[Guest Blog] 4 Customer Engagement Truths for Loyalty Marketers

Bond

Weclome to a guest blog by Andrew Dorn, Director of Marketing Channels at RedPoint Global, a proud partner of Bond Brand Loyalty.

Loyalty programs have become extremely popular in recent years, and for good reason. Providing rewards to repeat customers is a good way to get them to keep coming back. But that’s not the whole story. To truly engage consumers and keep them loyal to your brand, you need a comprehensive strategy that centers around understanding customer behaviors, preferences, and interaction histories. Only once you have built and implemented this customer engagement strategy you can be confident of driving greater retention and loyalty over time.

Constructing such a customer engagement strategy is no easy feat, especially one encompassing all the ways consumers interact with your brand. This is particularly true in light of increased consumer expectations for an individualized experience. Customers want you to know them across channels and provide contextually relevant offers and messages regardless of where they interact. As you seek ways to achieve this, there are a few truths about customer engagement you need to understand first:
  1. Contextual relevance is key. 

    The modern connected customer likes being rewarded for their loyal patronage, but that isn’t the only way to improve retention. Providing a contextually relevant message in the moment of need and removing friction from your customer’s life can be a powerful engine of customer attachment. This could be as simple as providing free delivery or offering an auto-renewal subscription program, neither of which are standard rewards provided through a loyalty program. One progressive idea is what Bond Brand Loyalty refers to as “emotional luxury,” which involves consumers feeling recognized and special in their interactions. It is not surprising that Forrester recently recognized Bond as a leader in “The Forrester Wave™ Customer Loyalty Solutions, Q3, 2017.” Contextual relevance in your messaging and campaigns can help accomplish that.

    shopping mall.jpeg
  2. The customer lifecycle has changed.

    The customer journey no longer progresses linearly from awareness to sale; it now dynamically involves multiple channels and can start and stop without warning. Recent research from McKinsey shows that 50 percent of customer interactions happen in a multi-event, multichannel journey. Engaging the modern customer who operates in this fashion takes more than providing rewards for purchases made in-store or entering a loyalty code online. Now you must distill customer interactions to their essence and operate within the same dynamic flow to best meet them with contextually relevant messaging.
  3. Consumers want common experiences across the digital and physical.

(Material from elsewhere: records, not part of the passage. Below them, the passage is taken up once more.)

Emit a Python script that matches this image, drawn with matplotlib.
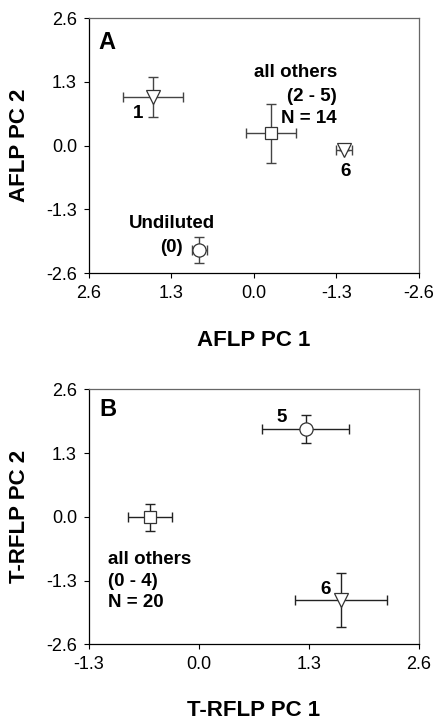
import matplotlib
matplotlib.use("Agg")
from matplotlib import pyplot as plt

plt.rcParams['font.family'] = ['Liberation Sans', 'DejaVu Sans']

# Panel A: AFLP group means (1, all others, 6, undiluted)
aflp_pc1 = [1.59, -0.27, -1.42, 0.86]
aflp_pc2 = [0.99, 0.25, -0.09, -2.13]
aflp_pc1_err = [0.47, 0.39, 0.12, 0.12]
aflp_pc2_err = [0.40, 0.60, 0.0, 0.26]
aflp_markers = ['v', 's', 'v', 'o']

# Panel B: T-RFLP group means (5, all others, 6)
trflp_pc1 = [1.26, -0.58, 1.68]
trflp_pc2 = [1.79, -0.01, -1.69]
trflp_pc1_err = [0.51, 0.26, 0.54]
trflp_pc2_err = [0.29, 0.28, 0.55]
trflp_markers = ['o', 's', 'v']

ticks = [-2.6, -1.3, 0.0, 1.3, 2.6]
xticks_b = [-1.3, 0.0, 1.3, 2.6]

fig = plt.figure(figsize=(4.36, 7.24), dpi=100)
ax_a = fig.add_axes([0.2034, 0.6229, 0.7576, 0.3522])
ax_b = fig.add_axes([0.2034, 0.1101, 0.7576, 0.3522])


def draw_points(ax, xs, ys, xe, ye, markers, ecolor):
	for i in range(len(xs)):
		ax.errorbar(xs[i], ys[i], xerr=xe[i], yerr=ye[i], fmt='none',
			ecolor=ecolor, elinewidth=1.0, capsize=3.5, capthick=1.0, zorder=2)
		ax.plot(xs[i], ys[i], marker=markers[i], markersize=9.5 if markers[i] != 's' else 8.5,
			markerfacecolor='white', markeredgecolor='#333333', markeredgewidth=0.9,
			linestyle='none', zorder=3)


def style_axes(ax):
	ax.tick_params(direction='out', length=3.5, width=0.8, labelsize=13, pad=5)
	ax.tick_params(top=False, right=False)
	for side in ['top', 'right']:
		ax.spines[side].set_color('#666666')
	for side in ['left', 'bottom']:
		ax.spines[side].set_color('black')
	for s in ax.spines.values():
		s.set_linewidth(0.9)


draw_points(ax_a, aflp_pc1, aflp_pc2, aflp_pc1_err, aflp_pc2_err, aflp_markers, '#444444')
ax_a.set_xlim(2.6, -2.6)
ax_a.set_ylim(-2.6, 2.6)
ax_a.set_xticks(ticks[::-1])
ax_a.set_yticks(ticks)
ax_a.set_xticklabels(['2.6', '1.3', '0.0', '-1.3', '-2.6'])
ax_a.set_yticklabels(['-2.6', '-1.3', '0.0', '1.3', '2.6'])
style_axes(ax_a)
ax_a.set_xlabel('AFLP PC 1', fontsize=16, fontweight='bold', va='center')
ax_a.set_ylabel('AFLP PC 2', fontsize=16, fontweight='bold', va='center')
ax_a.xaxis.set_label_coords(0.5, -0.263)
ax_a.yaxis.set_label_coords(-0.208, 0.5)

bold = dict(fontsize=13.5, fontweight='bold', va='center')
ax_a.text(2.45, 2.11, 'A', fontsize=17, fontweight='bold', ha='left', va='center')
ax_a.text(-1.31, 1.48, 'all others', ha='right', **bold)
ax_a.text(-1.31, 0.99, '(2 - 5)', ha='right', **bold)
ax_a.text(-1.31, 0.55, 'N = 14', ha='right', **bold)
ax_a.text(1.83, 0.66, '1', ha='center', **bold)
ax_a.text(-1.44, -0.52, '6', ha='center', **bold)
ax_a.text(1.29, -1.58, 'Undiluted', ha='center', **bold)
ax_a.text(1.12, -2.07, '(0)', ha='right', **bold)

draw_points(ax_b, trflp_pc1, trflp_pc2, trflp_pc1_err, trflp_pc2_err, trflp_markers, '#222222')
ax_b.set_xlim(-1.3, 2.6)
ax_b.set_ylim(-2.6, 2.6)
ax_b.set_xticks(xticks_b)
ax_b.set_yticks(ticks)
ax_b.set_xticklabels(['-1.3', '0.0', '1.3', '2.6'])
ax_b.set_yticklabels(['-2.6', '-1.3', '0.0', '1.3', '2.6'])
style_axes(ax_b)
ax_b.set_xlabel('T-RFLP PC 1', fontsize=16, fontweight='bold', va='center')
ax_b.set_ylabel('T-RFLP PC 2', fontsize=16, fontweight='bold', va='center')
ax_b.xaxis.set_label_coords(0.5, -0.258)
ax_b.yaxis.set_label_coords(-0.208, 0.5)

ax_b.text(-1.175, 2.18, 'B', fontsize=17, fontweight='bold', ha='left', va='center')
ax_b.text(0.98, 2.02, '5', ha='center', **bold)
ax_b.text(1.50, -1.48, '6', ha='center', **bold)
ax_b.text(-1.07, -0.87, 'all others', ha='left', **bold)
ax_b.text(-1.07, -1.32, '(0 - 4)', ha='left', **bold)
ax_b.text(-1.07, -1.75, 'N = 20', ha='left', **bold)

fig.savefig('out.png', dpi=100)
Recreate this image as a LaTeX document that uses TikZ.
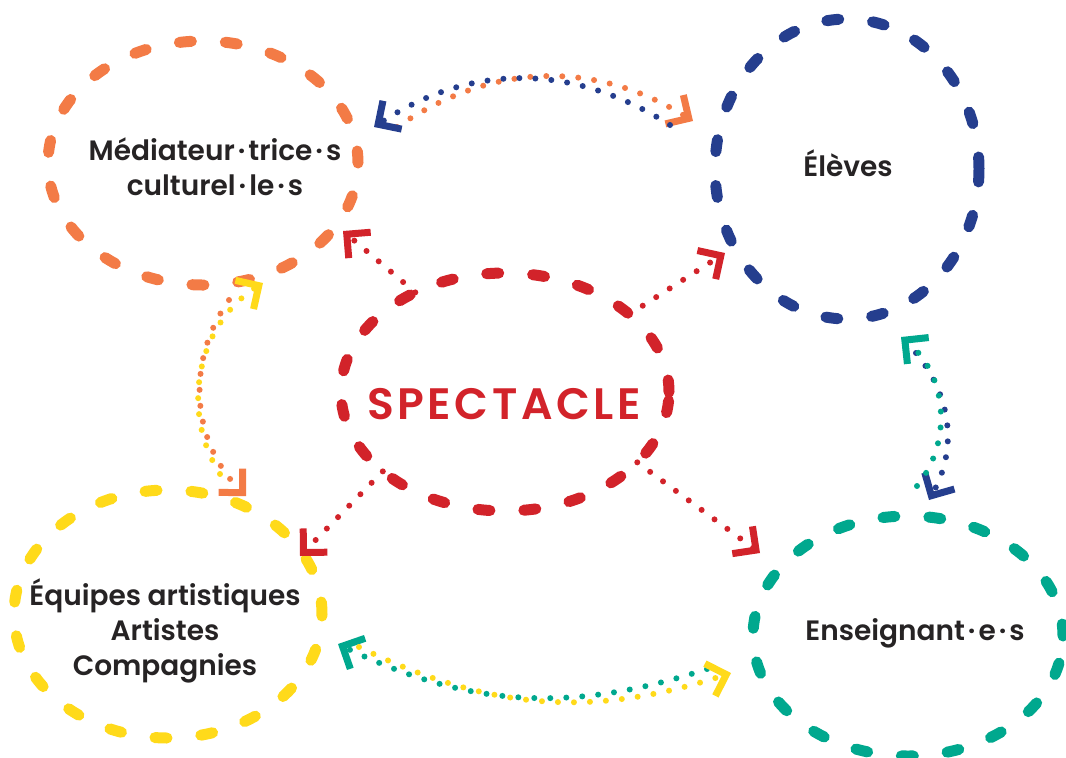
\documentclass[tikz,border=0pt]{standalone}
\usepackage{fontspec}
\setmainfont{Poppins}[BoldFont={Poppins SemiBold}]
\usetikzlibrary{arrows.meta, shapes.geometric}

\definecolor{medorange}{HTML}{F37B46}
\definecolor{eleblue}{HTML}{253E8E}
\definecolor{specred}{HTML}{D2232A}
\definecolor{equyellow}{HTML}{FFDA1A}
\definecolor{ensteal}{HTML}{00A88E}
\definecolor{txtgray}{HTML}{262324}

\newcommand{\mdot}{\hspace{1.5pt}·\hspace{1.5pt}}

\tikzset{
  actor/.style={ellipse, line width=5.5pt, line cap=round, dash pattern=on 6pt off 17pt, inner sep=0pt, outer sep=0pt},
  lbl/.style={font=\bfseries\fontsize{14}{17.5}\selectfont, text=txtgray, align=center},
  link/.style={line width=3pt, line cap=round, dash pattern=on 0pt off 8pt,
    -{Straight Barb[angle=90:12pt, line width=3.5pt]}}
}

\begin{document}
\begin{tikzpicture}[x=0.5pt, y=-0.5pt]
  \useasboundingbox (0,0) rectangle (1066,757);

  % partners round the show
  \node[actor, draw=medorange, minimum width=155pt, minimum height=122pt] (med) at (203,163) {};
  \node[actor, draw=eleblue, minimum width=132pt, minimum height=150pt] (ele) at (847,169) {};
  \node[actor, draw=specred, minimum width=164pt, minimum height=119pt] (spec) at (505,392) {};
  \node[actor, draw=equyellow, minimum width=154pt, minimum height=124pt] (equ) at (168,614) {};
  \node[actor, draw=ensteal, minimum width=155pt, minimum height=120pt] (ens) at (908,636) {};

  \node[lbl] (medtxt) at (215,167) {Médiateur\mdot trice\mdot s\\culturel\mdot le\mdot s};
  \node[lbl] (eletxt) at (848,163) {Élèves};
  \node[font=\bfseries\fontsize{22}{24}\selectfont\addfontfeatures{LetterSpace=8}, text=specred] (spectxt) at (504,404) {SPECTACLE};
  \node[lbl] (equtxt) at (165,631) {Équipes artistiques\\Artistes\\Compagnies};
  \node[lbl] (enstxt) at (915,633) {Enseignant\mdot e\mdot s};

  % two-way links
  \draw[link, medorange] ([shift={(39,-36)}]med.east) to[bend left=33] ([shift={(-22,-48)}]ele.west);
  \draw[link, eleblue] ([shift={(-45,-44)}]ele.west) to[bend right=33] ([shift={(16,-36)}]med.east);

  \draw[link, medorange] ([shift={(26,15)}]med.south) to[bend right=40] ([shift={(78,6)}]equ.north);
  \draw[link, equyellow] ([shift={(52,-16)}]equ.north) to[bend left=45] ([shift={(60,-2)}]med.south);

  \draw[link, eleblue] ([shift={(69,34)}]ele.south) to[bend left=34] ([shift={(21,-16)}]ens.north);
  \draw[link, ensteal] ([shift={(9,-30)}]ens.north) to[bend right=45] ([shift={(54,18)}]ele.south);

  \draw[link, ensteal] ([shift={(-46,33)}]ens.west) to[bend left=22] ([shift={(16,30)}]equ.east);
  \draw[link, equyellow] ([shift={(37,33)}]equ.east) to[bend right=22] ([shift={(-22,37)}]ens.west);

  % from the show outwards
  \draw[link, specred] (spec.132) -- ([shift={(-15,68)}]med.east);
  \draw[link, specred] (spec.32) -- ([shift={(10,84)}]ele.west);
  \draw[link, specred] (spec.213) -- ([shift={(-22,-58)}]equ.east);
  \draw[link, specred] (spec.-28) -- ([shift={(7,-83)}]ens.west);
\end{tikzpicture}
\end{document}
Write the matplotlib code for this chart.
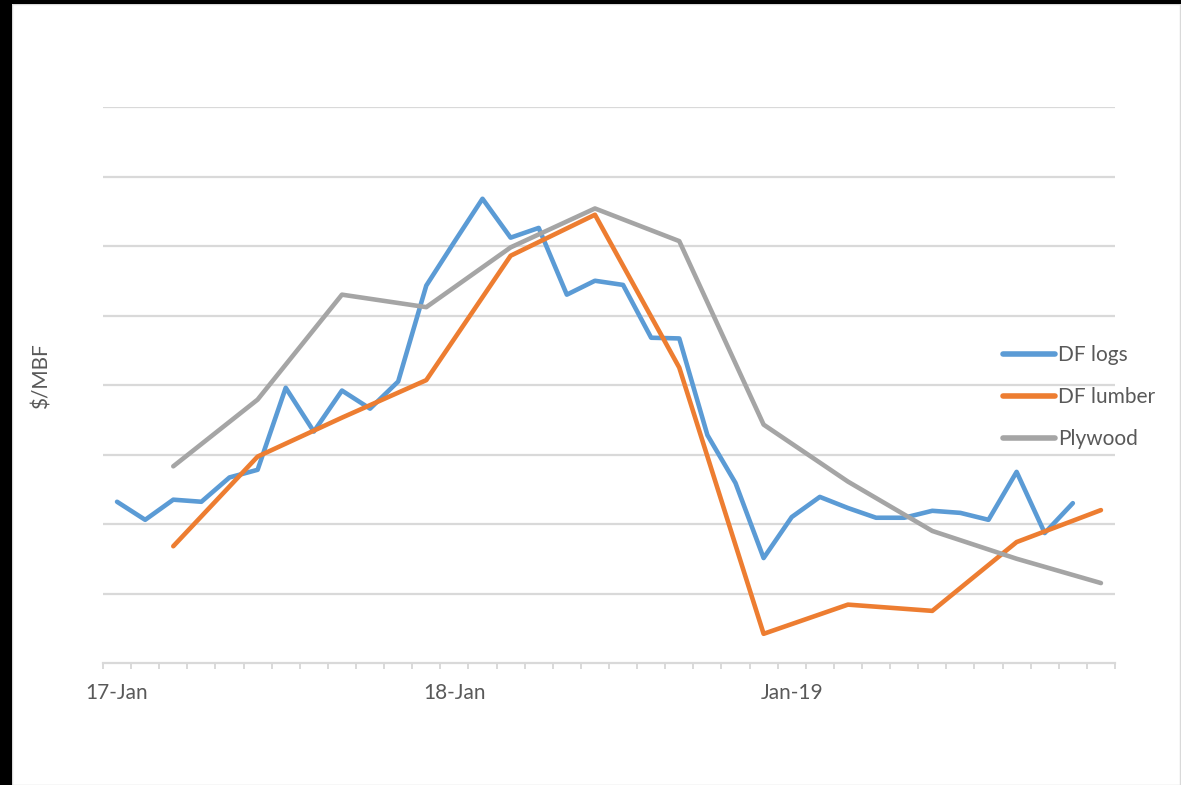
import matplotlib
matplotlib.use("Agg")
import matplotlib.pyplot as plt
from matplotlib.patches import Rectangle
import numpy as np

# Monthly categories Jan 2017 .. Dec 2019
months = [f"{y}-{m:02d}" for y in (2017, 2018, 2019) for m in range(1, 13)]
tick_label_pos = [0, 12, 24]
tick_labels = ["17-Jan", "18-Jan", "Jan-19"]

# DF logs: monthly (Jan 2017 .. Nov 2019)
df_logs = [232, 206, 235, 232, 267, 278, 396, 333, 392, 366, 405, 543,
           606, 668, 612, 626, 530, 550, 544, 468, 467, 328, 259, 151,
           210, 239, 223, 209, 209, 219, 216, 206, 275, 187, 230]

# Quarterly series (Mar, Jun, Sep, Dec)
quarter_idx = [2, 5, 8, 11, 14, 17, 20, 23, 26, 29, 32, 35]
df_lumber = [168, 297, 353, 407, 586, 645, 425, 42, 84, 75, 174, 220]
plywood = [283, 379, 530, 512, 598, 654, 607, 343, 261, 190, 150, 115]

W, H = 1181, 785
fig = plt.figure(figsize=(W / 100, H / 100), dpi=100)
fig.patch.set_facecolor("white")

# frame decorations
fig.patches.append(Rectangle((12 / W, 0), (W - 13) / W, (H - 4) / H, transform=fig.transFigure,
                             fill=False, edgecolor="#d9d9d9", lw=1.0, zorder=0))
fig.patches.append(Rectangle((0, 0), 12 / W, 1, transform=fig.transFigure,
                             facecolor="black", edgecolor="none", zorder=1))
fig.patches.append(Rectangle((0, 1 - 4 / H), 1, 4 / H, transform=fig.transFigure,
                             facecolor="black", edgecolor="none", zorder=1))

ax = fig.add_axes([103 / W, 1 - 663 / H, (1115 - 103) / W, (663 - 107) / H])
ax.set_facecolor("none")

grid_c = "#d9d9d9"
text_c = "#595959"
font = "Lato"
fs = 15

ax.set_xlim(-0.5, len(months) - 0.5)
ax.set_ylim(0, 800)
ax.set_yticks(np.arange(100, 801, 100))
ax.yaxis.grid(True, color=grid_c, lw=1.6)
ax.tick_params(axis="y", left=False, labelleft=False)
for s in ("top", "right", "left"):
    ax.spines[s].set_visible(False)
ax.spines["bottom"].set_color(grid_c)
ax.spines["bottom"].set_linewidth(1.6)

ax.set_xticks(np.arange(-0.5, len(months), 1.0))
ax.set_xticklabels([])
ax.tick_params(axis="x", which="major", direction="out", length=4.5, width=1.4, color=grid_c)
ax.set_xticks(tick_label_pos, minor=True)
ax.set_xticklabels(tick_labels, minor=True, fontfamily=font, fontsize=fs, color=text_c)
ax.tick_params(axis="x", which="minor", length=0, pad=14.5)

lw = 3.3
x_logs = np.arange(len(df_logs))
ax.plot(x_logs, df_logs, color="#5B9BD5", lw=lw, solid_capstyle="round",
        solid_joinstyle="round", label="DF logs", zorder=3)
ax.plot(quarter_idx, df_lumber, color="#ED7D31", lw=lw, solid_capstyle="round",
        solid_joinstyle="round", label="DF lumber", zorder=3)
ax.plot(quarter_idx, plywood, color="#A5A5A5", lw=lw, solid_capstyle="round",
        solid_joinstyle="round", label="Plywood", zorder=3)

fig.text(42 / W, 1 - 376 / H, "$/MBF", rotation=90, ha="center", va="center",
         fontfamily=font, fontsize=fs, color=text_c)

leg = fig.legend(loc="center left", bbox_to_anchor=(1003 / W, 1 - 397 / H),
                 bbox_transform=fig.transFigure, frameon=False, borderpad=0,
                 borderaxespad=0, handlelength=2.5, handletextpad=0.15,
                 labelspacing=1.05, prop={"family": font, "size": fs})
for t in leg.get_texts():
    t.set_color(text_c)
for l in leg.get_lines():
    l.set_linewidth(4)
    l.set_solid_capstyle("round")

fig.savefig("out.png", dpi=100, facecolor="white")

    The modern consumer lives an omnichannel life, interacting with brands equally through digital and physical channels. If you’re running a retail loyalty program and are unable to easily tie that information from the physical realm to the digital one, then you’re missing an opportunity to enhance the customer experience. Many brands aren’t effective at omnichannel engagement, with recent CMO Council research finding that only seven percent of brands are able to deliver real-time data-driven engagements across online and offline touchpoints.

  4. Data and campaign orchestration need to be centralized.

    To truly enhance the customer experience, you need visibility into the entire universe of consumer interactions – not just those of loyalty program members. This will result in creating a single view of the customer that can increase engagement across the enterprise, allowing you to provide more nuanced communications and contextually relevant offers in the moment of need.

The omnichannel customer expects to have relevant interactions with your brand all the time, regardless of which channel they engage through and what time of day it is. If you truly want to improve the results in your loyalty program, then you need to understand this and develop a customer engagement strategy to match the reality of the connected consumer’s behaviors, preferences, and interaction history. Only then will you be able to survive and thrive in an increasingly competitive marketplace.